[Start of Data lines]

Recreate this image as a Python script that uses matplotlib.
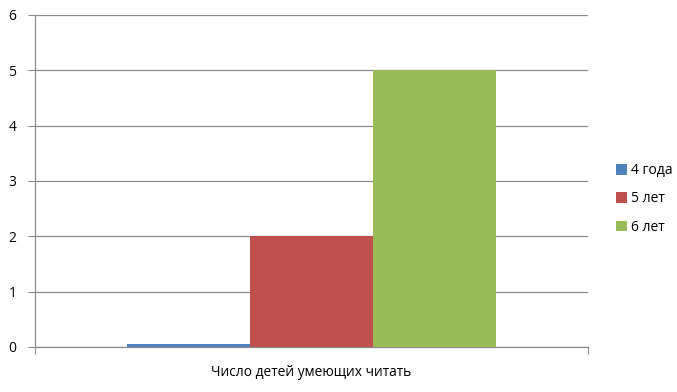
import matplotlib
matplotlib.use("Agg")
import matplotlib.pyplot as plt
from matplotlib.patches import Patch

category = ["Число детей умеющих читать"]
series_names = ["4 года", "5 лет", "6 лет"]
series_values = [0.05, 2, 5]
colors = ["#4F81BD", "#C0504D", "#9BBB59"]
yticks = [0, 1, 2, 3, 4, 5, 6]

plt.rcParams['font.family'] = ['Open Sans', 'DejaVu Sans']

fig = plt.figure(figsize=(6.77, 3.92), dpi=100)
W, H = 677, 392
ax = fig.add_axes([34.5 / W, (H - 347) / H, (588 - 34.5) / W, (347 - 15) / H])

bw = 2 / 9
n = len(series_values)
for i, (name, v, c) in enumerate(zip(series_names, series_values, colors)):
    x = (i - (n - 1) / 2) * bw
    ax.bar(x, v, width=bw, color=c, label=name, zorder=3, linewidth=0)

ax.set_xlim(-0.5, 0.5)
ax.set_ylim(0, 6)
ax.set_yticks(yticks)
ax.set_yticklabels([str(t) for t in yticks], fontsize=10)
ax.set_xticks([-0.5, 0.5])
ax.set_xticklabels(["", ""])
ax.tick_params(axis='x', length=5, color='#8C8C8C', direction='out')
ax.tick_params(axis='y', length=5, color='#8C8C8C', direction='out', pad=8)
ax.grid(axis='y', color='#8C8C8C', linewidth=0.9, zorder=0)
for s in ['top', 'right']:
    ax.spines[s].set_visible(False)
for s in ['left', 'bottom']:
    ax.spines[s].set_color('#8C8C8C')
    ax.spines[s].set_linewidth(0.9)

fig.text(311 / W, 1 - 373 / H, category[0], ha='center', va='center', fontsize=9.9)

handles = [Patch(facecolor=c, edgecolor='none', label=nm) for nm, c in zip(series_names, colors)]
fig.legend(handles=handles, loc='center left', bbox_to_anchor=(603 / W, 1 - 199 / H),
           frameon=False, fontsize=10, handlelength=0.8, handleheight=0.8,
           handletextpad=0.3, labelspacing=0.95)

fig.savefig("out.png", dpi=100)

[End of Data lines]

Repeat the material above verbatim, with no pictures in the output.

> Final result:
Recreate this image as a Python script that uses matplotlib.
import matplotlib
matplotlib.use("Agg")
import matplotlib.pyplot as plt
from matplotlib.patches import Patch

category = ["Число детей умеющих читать"]
series_names = ["4 года", "5 лет", "6 лет"]
series_values = [0.05, 2, 5]
colors = ["#4F81BD", "#C0504D", "#9BBB59"]
yticks = [0, 1, 2, 3, 4, 5, 6]

plt.rcParams['font.family'] = ['Open Sans', 'DejaVu Sans']

fig = plt.figure(figsize=(6.77, 3.92), dpi=100)
W, H = 677, 392
ax = fig.add_axes([34.5 / W, (H - 347) / H, (588 - 34.5) / W, (347 - 15) / H])

bw = 2 / 9
n = len(series_values)
for i, (name, v, c) in enumerate(zip(series_names, series_values, colors)):
    x = (i - (n - 1) / 2) * bw
    ax.bar(x, v, width=bw, color=c, label=name, zorder=3, linewidth=0)

ax.set_xlim(-0.5, 0.5)
ax.set_ylim(0, 6)
ax.set_yticks(yticks)
ax.set_yticklabels([str(t) for t in yticks], fontsize=10)
ax.set_xticks([-0.5, 0.5])
ax.set_xticklabels(["", ""])
ax.tick_params(axis='x', length=5, color='#8C8C8C', direction='out')
ax.tick_params(axis='y', length=5, color='#8C8C8C', direction='out', pad=8)
ax.grid(axis='y', color='#8C8C8C', linewidth=0.9, zorder=0)
for s in ['top', 'right']:
    ax.spines[s].set_visible(False)
for s in ['left', 'bottom']:
    ax.spines[s].set_color('#8C8C8C')
    ax.spines[s].set_linewidth(0.9)

fig.text(311 / W, 1 - 373 / H, category[0], ha='center', va='center', fontsize=9.9)

handles = [Patch(facecolor=c, edgecolor='none', label=nm) for nm, c in zip(series_names, colors)]
fig.legend(handles=handles, loc='center left', bbox_to_anchor=(603 / W, 1 - 199 / H),
           frameon=False, fontsize=10, handlelength=0.8, handleheight=0.8,
           handletextpad=0.3, labelspacing=0.95)

fig.savefig("out.png", dpi=100)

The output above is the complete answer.